I write this with the news of SCOTUS’s leaked decision to overturn Roe v. Wade burning heavy in my fingertips. I’m finding myself trying to skip over anger and head straight toward action, though I think both are valid and necessary. One just makes me feel better. More useful.
I’m a writer.
Words are my course of action, my vehicle for sway, and my outlet for hope.
Right now, I don’t have many. But they will come, and when they do, I want to know what I should do with them.
When art replaces politics
A couple of weeks ago, I read an article, “Swimming in It: Art and (Im)Morality,” by Jen Silverman, a playwright and novelist. (Her first novel, We Play Ourselves, is genius. I highly recommend it.) I kept the tab open, determined to use it for this week’s Ibid. I didn’t know then how applicable it would be. The following passage, in particular, has stuck with me, as I try to form a plan for what kind of art I can make that might have a positive impact on this (hard, hard, hard) world.
I think we’re laboring under a moment in which many believe that the sole function of art is to provide moral guidance.
I understand how we got here. Our politicians and leaders have for the most part abdicated responsibility on this front – not in what they say (there’s always moralizing) but in what they’re caught doing later. An entire parade of celebrities has been similarly revealed to be mouthy, handsy monsters of hypocrisy. The arts, though underfunded, have a history of being a fallback battleground for American morality. And also, always, America is obsessed with the idea of virtue. Ours is a country founded on many myths, but one of them inarguably is purity: pristine forests, clear water, virginal women, God everywhere.

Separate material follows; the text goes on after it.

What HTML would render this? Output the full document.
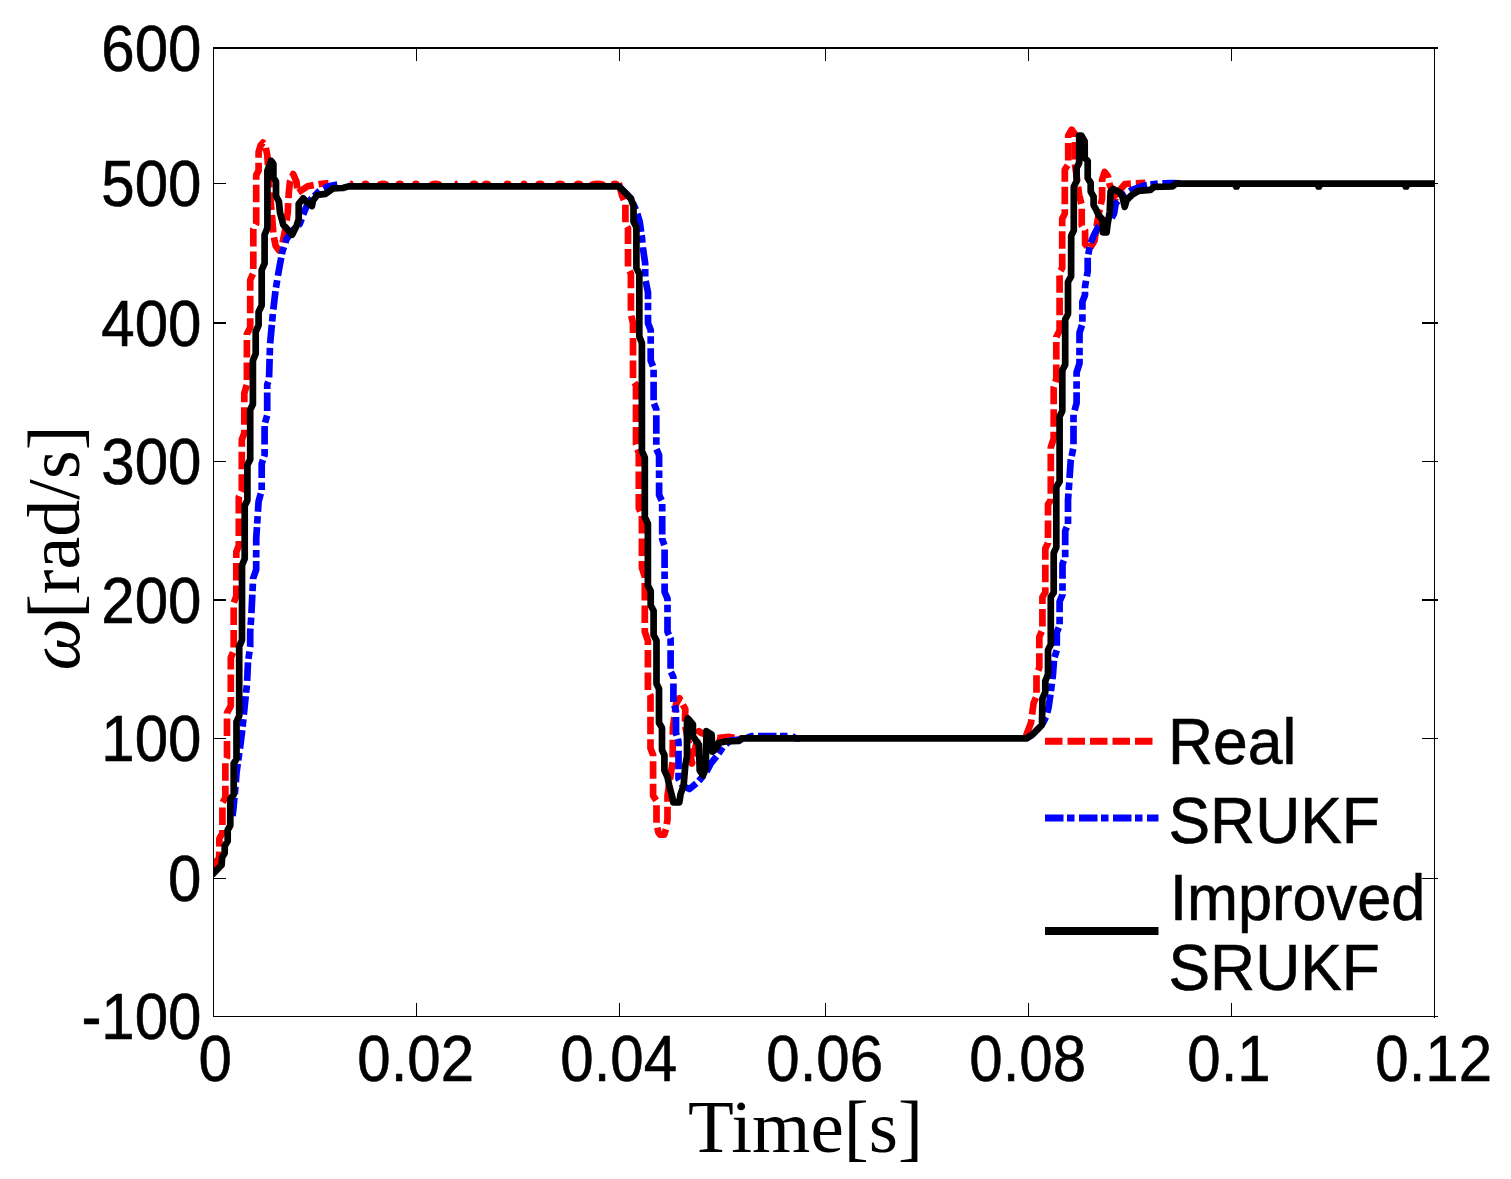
<!DOCTYPE html>
<html><head><meta charset="utf-8"><title>Speed estimation</title>
<style>html,body{margin:0;padding:0;background:#fff}svg{display:block}.sans{font-family:"Liberation Sans",Arial,sans-serif;font-size:64px;fill:#000;stroke:#000;stroke-width:0.6px}.serif{font-family:"Liberation Serif","Times New Roman",serif;font-size:74px;fill:#000}</style></head><body>
<svg width="1511" height="1179" viewBox="0 0 1511 1179">
<rect x="0" y="0" width="1511" height="1179" fill="#ffffff"/>
<defs><clipPath id="ax"><rect x="213.5" y="49" width="1221" height="967"/></clipPath></defs>
<g fill="none" stroke-linejoin="round" stroke-linecap="butt" stroke-width="6.7" clip-path="url(#ax)">
<polyline stroke="#ff0000" stroke-dasharray="17.5 5" points="212.0,866.5 219.2,858.0 219.4,838.5 222.4,833.0 222.4,803.0 225.4,797.5 225.3,761.3 227.0,757.0 227.0,712.8 230.8,706.0 230.8,657.6 233.7,651.0 233.7,602.8 236.3,596.2 236.3,552.0 238.8,545.5 238.8,497.0 241.8,490.3 241.8,439.6 244.3,433.0 244.3,393.2 246.9,384.4 246.9,334.0 250.2,327.4 250.2,280.0 253.3,273.0 253.3,229.0 256.2,223.7 256.2,175.2 258.6,170.7 258.6,152.0 260.6,145.5 263.0,142.6 265.4,145.5 267.3,155.3 268.5,175.0 270.5,200.0 272.3,219.3 273.4,234.7 275.6,245.7 278.9,250.2 282.2,244.6 285.5,228.0 287.7,212.7 288.8,192.8 289.9,181.8 293.2,174.0 296.5,181.8 297.7,192.8 302.0,190.0 307.6,186.2 319.7,184.0 328.5,183.2"/>
<polyline stroke="#ff0000" stroke-dasharray="17.5 5" points="618.8,183.2 622.0,195.3 625.4,204.0 625.4,224.0 628.0,228.4 628.0,268.0 630.9,273.6 630.9,314.4 633.0,323.2 633.0,380.6 636.0,385.0 636.0,444.3 638.8,453.0 638.8,508.2 641.9,514.9 641.9,567.8 644.8,576.6 644.8,631.8 647.9,640.6 647.9,690.5 650.5,695.6 650.5,748.2 653.1,755.0 653.1,795.7 656.5,800.8 656.5,822.9 658.2,832.0 659.8,834.6 664.2,834.6 666.0,829.0 667.5,819.5 667.5,795.7 672.6,761.8 672.9,727.9 676.0,704.0 679.4,698.2 685.3,709.2 684.9,724.5 689.0,745.0 692.0,763.5 696.0,745.0 698.9,731.2 701.4,733.0 717.5,738.0 728.6,736.8 735.0,738.0 742.0,738.4"/>
<polyline stroke="#ff0000" stroke-dasharray="17.5 5" points="1026.0,736.0 1027.6,731.6 1031.0,722.8 1033.6,703.0 1036.5,696.3 1036.5,674.3 1039.3,667.7 1039.3,636.8 1042.4,630.0 1042.4,597.0 1045.3,592.7 1045.3,548.5 1048.0,543.0 1048.0,504.4 1050.8,500.0 1050.8,447.4 1053.7,438.5 1053.7,387.8 1056.3,379.0 1056.3,337.0 1059.6,330.4 1059.6,277.5 1059.2,273.0 1062.2,268.0 1062.2,218.7 1064.8,213.7 1064.8,169.6 1068.2,164.5 1068.2,135.6 1071.6,129.7 1075.0,134.0 1075.0,164.5 1079.2,195.0 1081.7,205.2 1081.7,225.5 1085.1,230.6 1085.1,244.2 1089.4,249.3 1094.5,240.8 1097.0,223.8 1099.5,210.0 1102.1,198.4 1102.1,179.7 1104.6,172.0 1108.0,176.3 1109.7,184.8 1115.7,198.4 1120.0,190.0 1125.0,184.0 1145.4,182.8"/>
<ellipse cx="351.5" cy="184" rx="2.0" ry="3.6" fill="#ff0000" stroke="none"/>
<ellipse cx="365.5" cy="184" rx="4.0" ry="3.6" fill="#ff0000" stroke="none"/>
<ellipse cx="383.0" cy="184" rx="6.5" ry="3.6" fill="#ff0000" stroke="none"/>
<ellipse cx="399.8" cy="184" rx="4.2" ry="3.6" fill="#ff0000" stroke="none"/>
<ellipse cx="415.9" cy="184" rx="3.9" ry="3.6" fill="#ff0000" stroke="none"/>
<ellipse cx="435.5" cy="184" rx="7.0" ry="3.6" fill="#ff0000" stroke="none"/>
<ellipse cx="456.2" cy="184" rx="1.8" ry="3.6" fill="#ff0000" stroke="none"/>
<ellipse cx="474.0" cy="184" rx="4.5" ry="3.6" fill="#ff0000" stroke="none"/>
<ellipse cx="486.5" cy="184" rx="5.0" ry="3.6" fill="#ff0000" stroke="none"/>
<ellipse cx="507.5" cy="184" rx="4.0" ry="3.6" fill="#ff0000" stroke="none"/>
<ellipse cx="524.0" cy="184" rx="3.5" ry="3.6" fill="#ff0000" stroke="none"/>
<ellipse cx="540.0" cy="184" rx="5.0" ry="3.6" fill="#ff0000" stroke="none"/>
<ellipse cx="560.0" cy="184" rx="5.5" ry="3.6" fill="#ff0000" stroke="none"/>
<ellipse cx="578.5" cy="184" rx="5.0" ry="3.6" fill="#ff0000" stroke="none"/>
<ellipse cx="597.5" cy="184" rx="9.0" ry="3.6" fill="#ff0000" stroke="none"/>
<ellipse cx="615.0" cy="184" rx="4.5" ry="3.6" fill="#ff0000" stroke="none"/>
<polyline stroke="#0000ff" stroke-dasharray="18.5 3.5 7.5 4.5" points="232.5,816.0 233.5,808.0 234.5,797.0 235.7,784.0 236.6,772.0 240.3,746.0 242.5,728.0 244.7,706.0 247.0,684.0 248.0,662.0 250.2,646.6 250.2,631.5 251.3,616.0 253.1,578.5 256.2,569.7 256.2,538.8 258.6,501.3 261.7,490.3 261.7,463.8 264.6,455.0 264.6,424.0 267.2,415.3 267.2,384.4 269.0,380.0 270.0,345.0 273.0,312.0 275.6,289.9 278.9,270.0 282.2,252.4 286.6,239.0 293.0,230.0 299.9,223.7 304.3,211.6 308.7,201.6 319.7,190.6 328.5,186.2 337.4,184.6"/>
<polyline stroke="#0000ff" stroke-dasharray="18.5 3.5 7.5 4.5" points="618.8,186.0 630.9,198.6 636.4,210.7 639.7,221.8 641.9,237.2 643.0,248.2 645.2,263.7 645.2,279.0 648.0,292.4 648.0,323.2 650.7,329.9 650.7,360.7 653.6,367.4 653.6,402.7 656.3,409.3 656.3,448.7 659.1,455.3 659.1,495.0 662.2,501.6 662.2,539.0 664.6,545.7 664.6,592.0 667.5,598.7 667.5,631.8 670.6,638.4 670.6,671.5 673.4,677.0 673.4,702.4 676.0,710.9 676.0,733.0 678.5,741.4 678.5,778.7 683.0,786.0 689.5,789.0 698.0,782.0 706.5,772.0 710.8,763.5 717.5,755.0 723.5,746.5 730.3,740.5 745.0,738.8 751.0,736.2 792.0,736.2 796.0,738.4 800.0,738.4"/>
<polyline stroke="#0000ff" stroke-dasharray="18.5 3.5 7.5 4.5" points="1026.5,738.4 1032.0,735.0 1042.0,725.0 1046.4,716.2 1048.6,707.4 1050.8,692.0 1053.0,674.3 1054.1,658.8 1056.8,650.0 1056.8,632.4 1059.6,625.7 1059.6,601.5 1062.5,594.9 1062.5,564.0 1065.2,557.4 1065.2,530.9 1068.0,524.3 1068.0,500.0 1069.1,484.9 1070.7,460.6 1073.5,447.4 1073.5,414.3 1076.6,403.2 1076.6,372.4 1079.5,363.5 1079.5,332.7 1082.4,323.8 1082.4,301.8 1085.0,295.0 1085.0,286.6 1087.7,271.3 1087.7,257.8 1090.2,244.2 1093.6,235.7 1097.9,227.2 1104.0,222.0 1111.4,218.7 1114.0,213.7 1115.7,203.5 1122.0,196.0 1131.8,189.9 1145.4,185.2 1159.0,183.4 1172.5,183.0 1180.0,183.4"/>
<polyline stroke="#000000" points="212.0,875.0 221.6,865.0 222.1,857.5 224.7,853.0 224.7,846.0 227.7,841.0 227.7,830.0 230.3,825.5 230.3,799.0 233.7,794.4 233.7,763.5 236.5,759.0 236.5,721.6 239.2,716.0 239.2,646.6 242.0,640.0 242.0,565.3 244.7,558.7 244.7,505.7 247.4,500.2 247.4,465.0 250.2,459.4 250.2,409.8 252.9,404.3 252.9,360.5 255.7,353.8 255.7,331.8 258.6,325.2 258.6,312.0 261.7,305.3 261.7,270.0 264.6,263.4 264.6,234.7 267.4,228.0 267.4,170.7 271.2,160.8 273.4,164.0 273.4,177.4 276.0,181.8 276.0,196.0 278.9,201.6 280.0,212.6 283.3,224.8 292.1,234.7 296.5,225.9 298.7,219.3 298.7,203.8 303.2,198.3 307.6,202.7 312.0,206.0 313.0,200.5 317.5,195.0 325.2,193.9 333.0,188.4 342.9,188.0 348.4,186.4 618.8,186.4 630.9,198.6 633.5,206.3 633.5,221.8 636.4,227.3 636.4,268.0 639.3,273.6 639.3,336.5 641.9,343.0 641.9,450.9 644.8,457.5 644.8,517.0 647.9,523.7 647.9,585.5 650.7,591.0 650.7,605.3 653.6,610.8 653.6,635.0 656.5,640.6 656.5,683.7 659.0,688.8 659.0,722.8 662.0,727.9 662.0,750.0 664.4,755.0 664.4,770.3 667.5,777.0 669.2,785.5 672.0,796.0 673.3,802.3 679.3,802.3 680.6,794.0 683.6,785.5 685.3,765.2 687.0,756.7 687.0,721.0 687.9,718.5 692.9,724.5 692.9,736.3 698.9,744.8 699.7,770.3 703.1,775.4 705.7,768.6 706.5,731.2 711.6,734.6 712.5,751.6 716.7,748.2 718.4,743.1 725.2,741.4 738.7,741.0 742.1,738.4 1026.5,738.4 1032.0,735.0 1042.0,725.0 1042.4,698.5 1045.3,692.0 1045.3,681.0 1048.0,674.3 1048.0,650.0 1050.8,644.5 1050.8,597.0 1053.7,592.7 1053.7,553.0 1056.3,547.4 1056.3,487.0 1059.6,481.6 1059.6,416.5 1062.3,411.0 1062.3,370.2 1065.2,364.6 1065.2,319.4 1068.0,313.9 1068.0,281.9 1071.1,276.4 1071.2,235.7 1073.8,230.6 1073.8,186.5 1076.6,181.4 1076.6,167.9 1079.2,162.8 1079.2,135.6 1081.4,135.6 1084.7,141.5 1084.7,157.7 1087.7,161.0 1087.7,178.0 1090.7,183.0 1090.7,191.6 1093.6,196.7 1093.6,205.2 1096.5,210.3 1098.7,215.4 1102.6,219.5 1102.8,232.3 1106.6,232.3 1107.4,225.5 1109.7,212.0 1110.6,191.6 1113.1,189.0 1119.9,192.5 1122.5,196.7 1124.7,206.9 1126.7,200.0 1131.8,195.0 1138.6,190.8 1150.4,189.9 1153.8,186.9 1172.5,186.5 1175.9,183.6 1436.0,183.6"/>
<polygon fill="#000" stroke="none" points="1231.9,186 1240.9,186 1238.6000000000001,189.8 1234.2,189.8"/>
<polygon fill="#000" stroke="none" points="1314.3,186 1323.3,186 1321.0,189.8 1316.6,189.8"/>
<polygon fill="#000" stroke="none" points="1401.5,186 1410.5,186 1408.2,189.8 1403.8,189.8"/>
</g>
<g fill="#000" shape-rendering="crispEdges">
<rect x="213" y="47" width="1225" height="2"/>
<rect x="213" y="1016" width="1225" height="1"/>
<rect x="213" y="47" width="1" height="970"/>
<rect x="1434" y="47" width="1" height="971"/>
<rect x="213" y="183" width="13" height="1"/>
<rect x="1422" y="183" width="16" height="1"/>
<rect x="213" y="322" width="13" height="2"/>
<rect x="1422" y="322" width="16" height="2"/>
<rect x="213" y="461" width="13" height="1"/>
<rect x="1422" y="461" width="16" height="1"/>
<rect x="213" y="599" width="13" height="2"/>
<rect x="1422" y="599" width="16" height="2"/>
<rect x="213" y="738" width="13" height="1"/>
<rect x="1422" y="738" width="16" height="1"/>
<rect x="213" y="878" width="13" height="1"/>
<rect x="1422" y="878" width="16" height="1"/>
<rect x="416" y="1003" width="1" height="13"/>
<rect x="416" y="49" width="1" height="12"/>
<rect x="619" y="1003" width="1" height="13"/>
<rect x="619" y="49" width="1" height="12"/>
<rect x="825" y="1003" width="1" height="13"/>
<rect x="825" y="49" width="1" height="12"/>
<rect x="1028" y="1003" width="1" height="13"/>
<rect x="1028" y="49" width="1" height="12"/>
<rect x="1231" y="1003" width="1" height="13"/>
<rect x="1231" y="49" width="1" height="12"/>
</g>
<g class="sans">
<text transform="translate(201.5,70.6) scale(0.938,1)" text-anchor="end">600</text>
<text transform="translate(201.5,205.8) scale(0.938,1)" text-anchor="end">500</text>
<text transform="translate(201.5,345.6) scale(0.938,1)" text-anchor="end">400</text>
<text transform="translate(201.5,483.9) scale(0.938,1)" text-anchor="end">300</text>
<text transform="translate(201.5,622.6) scale(0.938,1)" text-anchor="end">200</text>
<text transform="translate(201.5,761.1) scale(0.938,1)" text-anchor="end">100</text>
<text transform="translate(201.5,900.6) scale(0.938,1)" text-anchor="end">0</text>
<text transform="translate(201.5,1038.6) scale(0.938,1)" text-anchor="end">-100</text>
<text transform="translate(215.1,1081.2) scale(0.938,1)" text-anchor="middle">0</text>
<text transform="translate(415.7,1081.2) scale(0.938,1)" text-anchor="middle">0.02</text>
<text transform="translate(618.7,1081.2) scale(0.938,1)" text-anchor="middle">0.04</text>
<text transform="translate(824.7,1081.2) scale(0.938,1)" text-anchor="middle">0.06</text>
<text transform="translate(1027.7,1081.2) scale(0.938,1)" text-anchor="middle">0.08</text>
<text transform="translate(1229.0,1081.2) scale(0.938,1)" text-anchor="middle">0.1</text>
<text transform="translate(1433.7,1081.2) scale(0.938,1)" text-anchor="middle">0.12</text>
</g>
<text class="serif" style="font-size:75px" x="805.5" y="1151.8" text-anchor="middle">Time[s]</text>
<text class="serif" transform="translate(78.5,670.5) rotate(-90)" font-style="italic">ω</text>
<text class="serif" transform="translate(78.5,618.8) rotate(-90)">[rad/s]</text>
<g fill="none" stroke-width="7">
<line x1="1045" y1="741.3" x2="1153" y2="741.3" stroke="#ff0000" stroke-dasharray="17.5 5"/>
<line x1="1045" y1="818" x2="1158.5" y2="818" stroke="#0000ff" stroke-dasharray="18.5 3.5 7.5 4.5"/>
<line x1="1045" y1="931" x2="1158.5" y2="931" stroke="#000000" stroke-width="8"/>
</g>
<g class="sans">
<text transform="translate(1168,764.2) scale(0.975,1)">Real</text>
<text transform="translate(1168.5,842.5) scale(0.975,1)">SRUKF</text>
<text transform="translate(1170,920.2) scale(0.957,1)">Improved</text>
<text transform="translate(1168.5,990) scale(0.975,1)">SRUKF</text>
</g>
</svg></body></html>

Who teaches us right and wrong? Where is our compass for goodness, if not in the hands of those in charge? Silverman argues, and I agree, that the responsibility has fallen to the artists. Silly, half-hour comedies take full episodes to examine police brutality, and perhaps well they should. They have a voice. But, heavy is the head that wears the crown; and I worry (as does Jen Silverman) that our art, like our politics will become divided neatly in two, when it should be the place for nuance and empathy. The stuff of life.
A way forward
Silverman’s article is short, and filled with so much wisdom. I don’t want to plagiarize the entire thing, so please read it if you get the chance. I’ll link it again at the bottom. But, I want to leave you with one more passage.
I hope that part of what residencies and cultural institutions do is court projects whose aims are manifold and murky, slippery and tricky, artists who are trying to figure out how to ask the hard questions, instead of being prepared to package and sell the “right” answers. Not because there is equal value in all forms of provocation – some are successful inquiries into our hidden natures and some are the artistic equivalent of gum in your hair – but because by valuing what disarms and unsettles over self-congratulatory moral binaries, we treat art as something that can truthfully reflect – and therefore change – our lives.
Goodness gracious. I don’t know what I’m going to create to combat this moment in our history, to combat the feeling I woke up with. But whatever it is, I know that it will — must — skirt the line between what we’ve deemed “Good” and “Bad,” to try to get at something authentic. Something with power.